Building A Study Plan Around E Animal Names

If you want to go beyond one time practice, you can plan a short study block that centers on the phrase animal name starting with e. A clear plan helps students see progress and keeps revision regular, which matters more than cramming long lists in a single day.

One Week E Animal Study Plan

The outline below offers a gentle seven day plan. You can shrink it to three days or stretch it over two weeks, depending on learner age and schedule.

Day 1: Core E Animals

Begin with four to six names, such as elephant, eagle, eel, elk, emu, and egret. Introduce them with pictures, say each word aloud together, and have students copy the spellings once or twice in a notebook.

Day 2: Add New Names

Add earthworm, echidna, ermine, and emperor penguin. Ask students to group the names by land, water, and air, then write two simple sentences using any of the new words.

Day 3: Reading Practice

Share a short reading passage that mentions several e animals. You can adapt a paragraph from a wildlife article, such as a section from a World Wildlife Fund elephant profile, into level appropriate text. Ask learners to underline every animal that starts with E.

Day 4: Writing Practice

Invite students to write a five line mini story that uses at least three e animal names. Stories do not need to be serious; even simple tales such as an eel meeting an emu at a lake help fix spellings in place.

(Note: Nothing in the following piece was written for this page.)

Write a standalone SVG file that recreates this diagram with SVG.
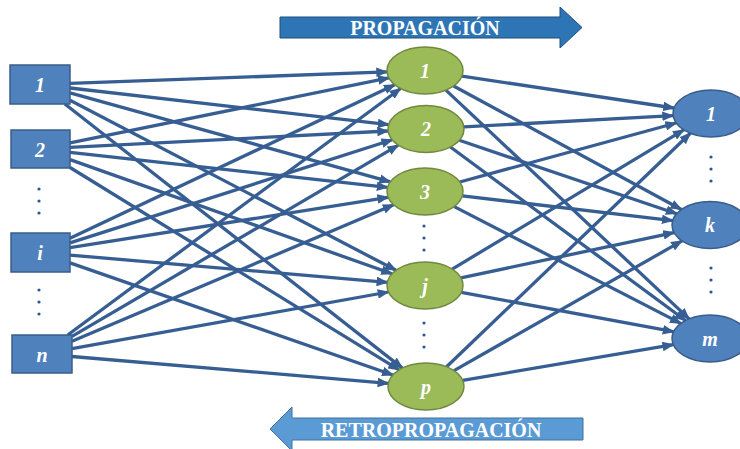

Day 5: Speaking And Listening

Run a short speaking round where each learner describes a chosen e animal without saying its name. The rest of the group guesses which animal it is. This game strengthens listening skills and builds confidence in speaking full sentences.

Day 6: Review With Games

Use two or three of the activities from the earlier table as a review session. Flashcard races, sorting games, or fact matches bring energy to revision and make it easier to spot words that still need practice.

Day 7: Quick Check And Extension

Finish the week with a short quiz that mixes spelling, matching, and sentence building. After the quiz, let keen learners add one or two new e animal names they found on their own, such as emperor tamarin or Eurasian eagle owl.

Tips For Remembering Tricky E Animal Names

Some names, such as echidna or emperor penguin, need extra practice. Breaking the word into chunks, using simple drawings, or linking each syllable to a clap or step can help. Turning the word into part of a rhyme or song also makes recall easier for younger students.

Many learners gain confidence when they connect spelling to sound. Saying the word slowly, tracing it with a finger, and then writing it once from memory forms a clear loop that turns a strange looking name into something familiar.